Intervistato nel corso di un evento a Trento, Antonio Conte ha parlato del suo passato, ma anche del suo futuro che potrebbe essere di nuovo in Italia. Queste le sue parole riprese da Fcinternews.it: “Essere allenatore oggi significa seguire un calcio in continua evoluzione. Quello vissuto da calciatore mi ha permesso di incrociare due allenatore che ricordo con piacere e sono Mazzone e Fascetti. Al di là del ruolo loro erano due padri. Alla Juventus ho conosciuto Giovanni Trapattoni che non finirò mai di ringraziare. Ha avuto un atteggiamento paternale con me, ragazzino di 21 anni alla prima esperienza lontano da Lecce. Il primo a cambiare la figura dell’allenatore fu Sacchi, che ho avuto in Nazionale, e Lippi alla Juventus. Davano indicazioni in più, hanno iniziato ad usare le tecnologie applicate al calcio come le analisi video degli avversari. Ai tempi nostri l’allenatore incide tanto e sotto tutti i punti di vista. Ripeto: l’allenatore incide. Chi magari al 5%, chi al 20%, chi di più”.
C’è anche chi fa danni?
“Odio questa parola, questo concetto. A volte sento dire anche fra colleghi che bisogna fare meno danni possibili. Non condivido assolutamente, a questo punto penso che non si debba nemmeno intraprendere questa strada”.
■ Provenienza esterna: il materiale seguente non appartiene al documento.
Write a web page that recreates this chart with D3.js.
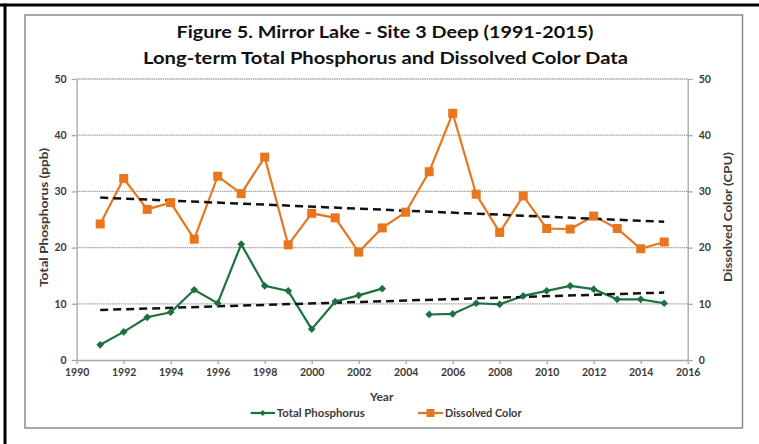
<!DOCTYPE html>
<html>
<head>
<meta charset="utf-8">
<script src="https://cdn.jsdelivr.net/npm/d3@7"></script>
<style>
  html, body { margin: 0; padding: 0; background: #fff; }
  svg { display: block; }
  text { font-family: Lato, "Open Sans", sans-serif; }
</style>
</head>
<body>
<svg id="chart" width="759" height="444"></svg>
<script>
// ---- data ----
const years = [1991,1992,1993,1994,1995,1996,1997,1998,1999,2000,2001,2002,2003,2004,2005,2006,2007,2008,2009,2010,2011,2012,2013,2014,2015];
const totalPhosphorus = [2.7,5.0,7.6,8.5,12.5,10.1,20.6,13.2,12.3,5.5,10.4,11.5,12.7,null,8.1,8.2,10.1,9.9,11.4,12.3,13.2,12.6,10.8,10.8,10.1];
const dissolvedColor = [24.2,32.3,26.8,28.0,21.5,32.7,29.6,36.1,20.5,26.1,25.3,19.2,23.5,26.3,33.5,43.9,29.5,22.7,29.2,23.4,23.3,25.6,23.4,19.8,21.0];
const trendYears = [1991, 2015];
const tpTrend = [8.9, 12.0];
const colorTrend = [28.9, 24.6];
const xTicks = [1990,1992,1994,1996,1998,2000,2002,2004,2006,2008,2010,2012,2014,2016];
const yTicks = [0,10,20,30,40,50];
const titleLines = ["Figure 5. Mirror Lake - Site 3 Deep (1991-2015)", "Long-term Total Phosphorus and Dissolved Color Data"];
const seriesNames = ["Total Phosphorus", "Dissolved Color"];

const GREEN = "#1d7040", ORANGE = "#e8761f", GRID = "#a6a6a6", TXT = "#3a3a3a";

const svg = d3.select("#chart");

// outer frame (black lines top & left), chart area border
svg.append("line").attr("x1", 0).attr("x2", 759).attr("y1", 5).attr("y2", 5).attr("stroke", "#000").attr("stroke-width", 3);
svg.append("line").attr("x1", 5).attr("x2", 5).attr("y1", 3.5).attr("y2", 444).attr("stroke", "#000").attr("stroke-width", 3);
svg.append("rect").attr("x", 25).attr("y", 15).attr("width", 717.5).attr("height", 413)
  .attr("fill", "#fff").attr("stroke", "#8c8c8c").attr("stroke-width", 1.5);

// scales
const x = d3.scaleLinear().domain([1990, 2016]).range([76.7, 687.7]);
const y = d3.scaleLinear().domain([0, 50]).range([360, 79]);

// gridlines
svg.append("g").selectAll("line").data(yTicks.filter(d => d > 0)).join("line")
  .attr("x1", x(1990)).attr("x2", x(2016))
  .attr("y1", d => y(d)).attr("y2", d => y(d))
  .attr("stroke", GRID).attr("stroke-width", 1.3).attr("stroke-dasharray", "1.5,0.7");

// axes
const axisStyle = g => {
  g.select(".domain").attr("stroke", GRID).attr("stroke-width", 1.3);
  g.selectAll(".tick line").attr("stroke", GRID).attr("stroke-width", 1.3);
  g.selectAll(".tick text").attr("fill", TXT).attr("font-size", "10.5px").attr("font-weight", "bold")
    .attr("font-family", "Lato, sans-serif");
};
svg.append("g").attr("transform", `translate(0,${y(0)})`)
  .call(d3.axisBottom(x).tickValues(xTicks).tickFormat(d3.format("d")).tickSize(4).tickSizeOuter(0).tickPadding(5))
  .call(axisStyle);
svg.append("g").attr("transform", `translate(${x(1990)},0)`)
  .call(d3.axisLeft(y).tickValues(yTicks).tickSize(5).tickSizeOuter(0).tickPadding(5))
  .call(axisStyle);
svg.append("g").attr("transform", `translate(${x(2016)},0)`)
  .call(d3.axisRight(y).tickValues(yTicks).tickSize(5).tickSizeOuter(0).tickPadding(6))
  .call(axisStyle);

// title
svg.append("text").attr("x", 385).attr("y", 38).attr("text-anchor", "middle")
  .attr("font-size", "17px").attr("font-weight", "bold").attr("fill", "#111")
  .attr("textLength", 417).attr("lengthAdjust", "spacingAndGlyphs").text(titleLines[0]);
svg.append("text").attr("x", 385.5).attr("y", 64).attr("text-anchor", "middle")
  .attr("font-size", "17px").attr("font-weight", "bold").attr("fill", "#111")
  .attr("textLength", 485).attr("lengthAdjust", "spacingAndGlyphs").text(titleLines[1]);

// axis titles
svg.append("text").attr("transform", "translate(48,217.5) rotate(-90)").attr("text-anchor", "middle")
  .attr("font-size", "11px").attr("font-weight", "bold").attr("fill", TXT)
  .attr("textLength", 139).attr("lengthAdjust", "spacingAndGlyphs").text("Total Phosphorus (ppb)");
svg.append("text").attr("transform", "translate(732,217) rotate(-90)").attr("text-anchor", "middle")
  .attr("font-size", "11px").attr("font-weight", "bold").attr("fill", TXT)
  .attr("textLength", 130).attr("lengthAdjust", "spacingAndGlyphs").text("Dissolved Color (CPU)");
svg.append("text").attr("x", 381.7).attr("y", 401).attr("text-anchor", "middle")
  .attr("font-size", "12px").attr("font-weight", "bold").attr("fill", TXT).text("Year");

// series lines
const tpData = years.map((yr, i) => ({ yr, v: totalPhosphorus[i] }));
const dcData = years.map((yr, i) => ({ yr, v: dissolvedColor[i] }));
const line = d3.line().defined(d => d.v != null).x(d => x(d.yr)).y(d => y(d.v));

svg.append("path").datum(dcData).attr("d", line).attr("fill", "none").attr("stroke", ORANGE).attr("stroke-width", 2.2);
svg.append("path").datum(tpData).attr("d", line).attr("fill", "none").attr("stroke", GREEN).attr("stroke-width", 2.2);

// trend lines
const trendLine = d3.line().x(d => x(d[0])).y(d => y(d[1]));
[tpTrend, colorTrend].forEach(tr => {
  svg.append("path").datum(trendYears.map((yr, i) => [yr, tr[i]])).attr("d", trendLine)
    .attr("fill", "none").attr("stroke", "#111").attr("stroke-width", 2.5).attr("stroke-dasharray", "8,5");
});

// markers
const sq = 9;
svg.append("g").selectAll("rect").data(dcData.filter(d => d.v != null)).join("rect")
  .attr("x", d => x(d.yr) - sq / 2).attr("y", d => y(d.v) - sq / 2)
  .attr("width", sq).attr("height", sq).attr("fill", ORANGE);
const diamond = d3.symbol().type(d3.symbolDiamond2).size(38);
svg.append("g").selectAll("path").data(tpData.filter(d => d.v != null)).join("path")
  .attr("transform", d => `translate(${x(d.yr)},${y(d.v)}) rotate(0)`)
  .attr("d", diamond).attr("fill", GREEN);

// legend
const lg = svg.append("g");
lg.append("line").attr("x1", 250.7).attr("x2", 275).attr("y1", 413).attr("y2", 413).attr("stroke", GREEN).attr("stroke-width", 2.2);
lg.append("path").attr("transform", "translate(262.8,413)").attr("d", d3.symbol().type(d3.symbolDiamond2).size(24)).attr("fill", GREEN);
lg.append("text").attr("x", 276.7).attr("y", 417).attr("font-size", "10.5px").attr("font-weight", "bold").attr("fill", TXT)
  .attr("textLength", 88).attr("lengthAdjust", "spacingAndGlyphs").text(seriesNames[0]);
lg.append("line").attr("x1", 418).attr("x2", 443).attr("y1", 413).attr("y2", 413).attr("stroke", ORANGE).attr("stroke-width", 2.2);
lg.append("rect").attr("x", 426.5).attr("y", 409).attr("width", 8).attr("height", 8).attr("fill", ORANGE);
lg.append("text").attr("x", 445).attr("y", 417).attr("font-size", "10.5px").attr("font-weight", "bold").attr("fill", TXT)
  .attr("textLength", 76.5).attr("lengthAdjust", "spacingAndGlyphs").text(seriesNames[1]);
</script>
</body>
</html>
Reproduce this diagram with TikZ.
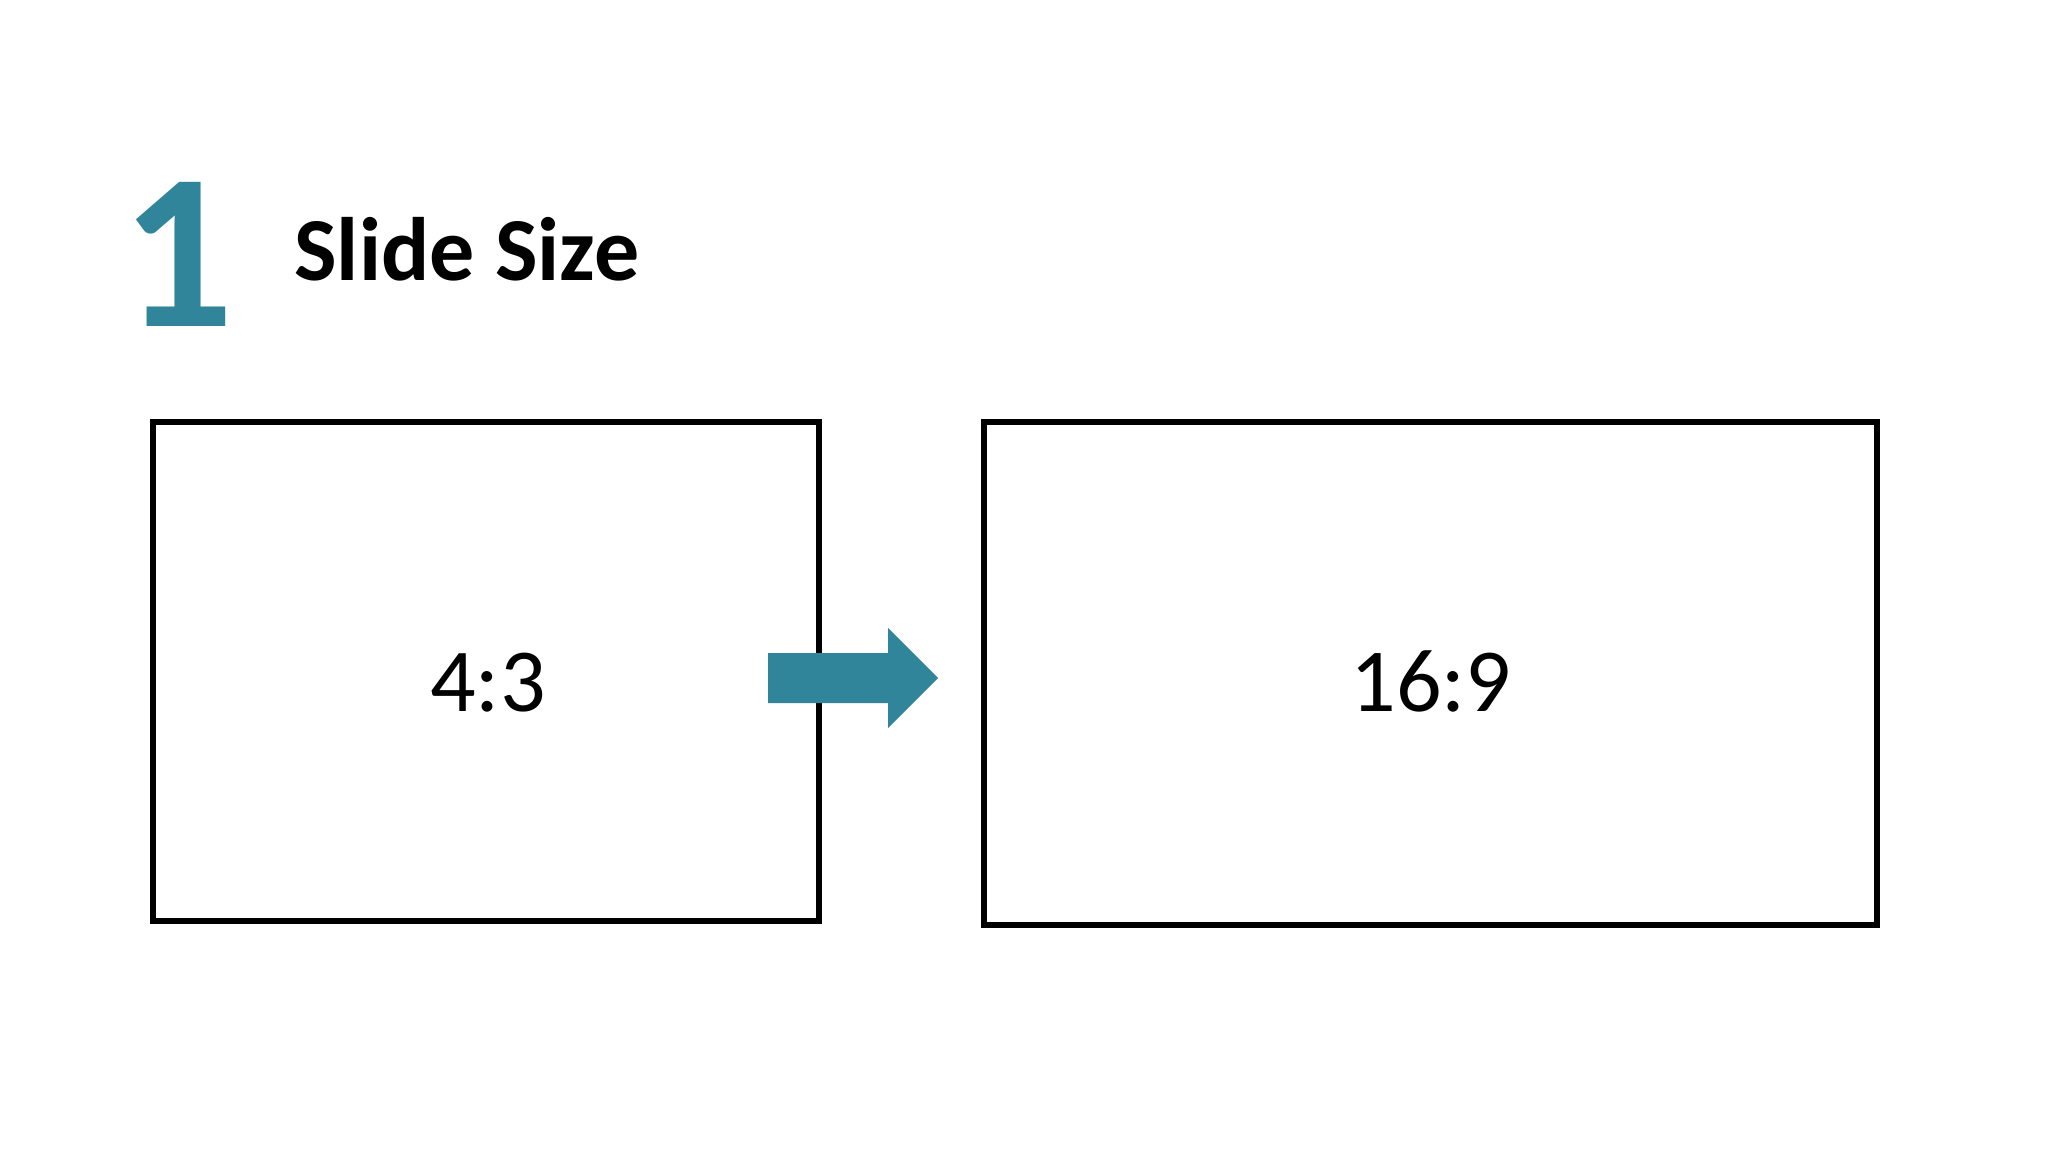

Che caratteristiche deve avere un allenatore?
“Un grande allenatore deve conoscere e applicare diversi moduli. Ognuno chiaramente ha le sue idee, ma dopo ti devi comunque adattare alle caratteristiche dei calciatori. La nostra funzione è mettere nelle migliori condizioni il giocatore per esprimere il talento. Io ho vinto il campionato a Bari con il 4-2-4, decisamente innovativo ai tempi. Quando andai alla Juventus volevo giocare proprio così, ma poi decisi di cambiare. Avevo Pirlo che inizialmente giocava a due con Marchisio e Chiellini che non voleva fare il terzino sinistro. C’era anche Vidal che non pensavo potesse avere tutte quelle potenzialità che poi ha dimostrato. Per tutti questi motivi decisi di difendere a 3 e giocare a 5 in mezzo. Questo per fare capire come bisogna essere bravi ad andare dietro una propria idea ma capire le caratteristiche dei giocatori. La stessa roba è capitata al Chelsea. Iniziai 4-2-4, poi dopo un primo tempo con l’Arsenal in cui perdevamo 3-0 decisi di cambiare a 3-4-2-1. Con questo modulo poi vincemmo il campionato. Le idee nuove possono esserci e noi allenatori le dobbiamo sentire e farle nostre. E quando le spieghiamo dobbiamo farle arrivare nella testa dei giocatori. È fondamentale saper trasmettere le idee”.
Un allenatore deve essere integralista?
“Se io vado in una squadra dove ci sono esterni bravi nell’uno contro uno punto su di loro, se c’è un solo attaccante forte provo a metterlo nelle migliori condizioni. La flessibilità prima di tutto. Diventa fondamentale anche saper leggere la partita perché in 90 minuti ha diverse fasi. Glielo dico sempre ai miei calciatori, e se non lo capiscono glielo dico io. Dal 70’in poi subentra la lettura dell’allenatore: capire se puoi vincere, se rischi di perdere. L’essere stato giocatore aiuta nell’aspetto gestionale e so cosa dire al calciatore e come arrivare nella sua testa, sia per un qualcosa di positivo che di negativo”.
Cosa vorrebbe per la sua prossima avventura quando tornerà ad allenare?
“Ho vinto in contesti non facili. Come la Juventus al primo anno, oppure con il Chelsea che la stagione precedente arrivò decimo. Mi piacerebbe prendere un giorno una squadra che ha già vinto (ride, ndr)”.